2013 was the year selfie made it into the Oxford Dictionary after use of the word increased by 17,000% since 2012.

The earliest known usage of the term is an Australian online forum post from 2002. There are also a number of spin-off terms, such as helfie (a picture of someone's hair), belfie (a picture of someone's bottom), welfie (a picture of someone working out) and drelfie (a drunken selfie).

So, is the selfie just another sign of our narcissistic times, or a valuable vehicle for self-expression?

Perhaps a bit of both, although the concept isn't new. Self-portraits by artists go back to the early Renaissance and, famously, American photography enthusiast Robert Cornelius took the first-ever photographic self-portrait in 1839. He took the image by removing the lens cap and then running into frame where he sat for a minute before covering up the lens again. On the back he wrote "The first light Picture ever taken. 1839". He didn't post it on Twitter.

Unsurprisingly, the popularity of the selfie has been celebrity-driven and everyone from popsters to the Pope have been at it.

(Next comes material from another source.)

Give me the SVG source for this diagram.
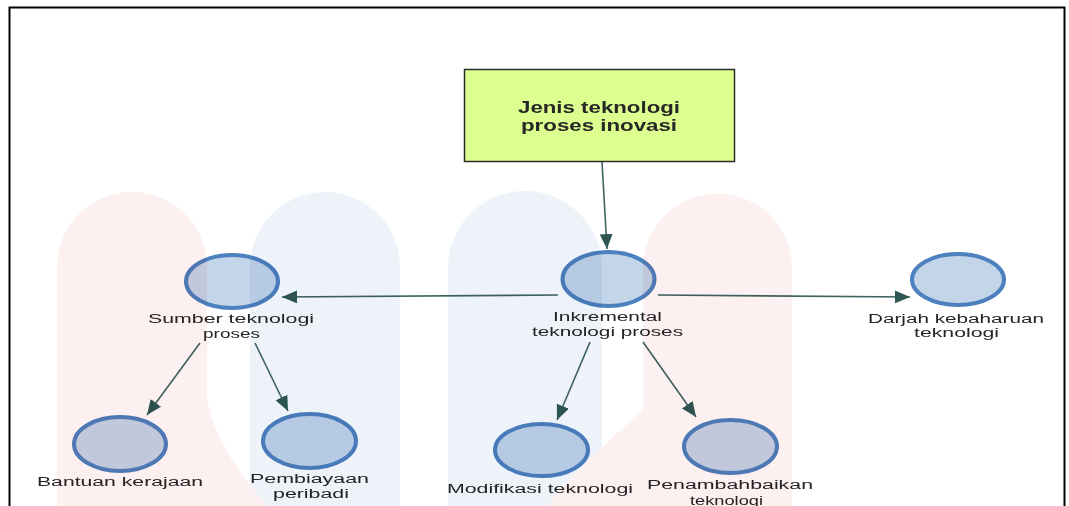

Not slow to miss a PR trick, Rihanna, Miley Cyrus, below left, Justin Bieber and Kim Kardashian have been some of the more prolific posters of selfies on social networking sites, while one of the most famous images this year was the Pope posing with teenagers at the Vatican.

Another that went viral was taken by Prime Minister David Cameron's sister-in-law on the morning of her wedding. The snap shows Cameron snoozing in the background on a four-poster bed.

Maybe not such a good PR move ...

It's been a bad year for ... the selfie

And therein lies the problem for the selfie. Anyone can get in on the act; even politicians.

This is making the selfie decidedly uncool. Ed Miliband cannot reinvent his image with a quick pic with Lily Allen or Joey Essex.

Perhaps the nadir of the selfie, though, was that moment at Nelson Mandela's memorial service when President Barack Obama, Denmark's PM Helle Thorning-Schmidt and David Cameron thought it was a good idea to take a selfie. Inappropriate barely covers it. So I have a suggestion for a new word for 2014: the self-restraintie.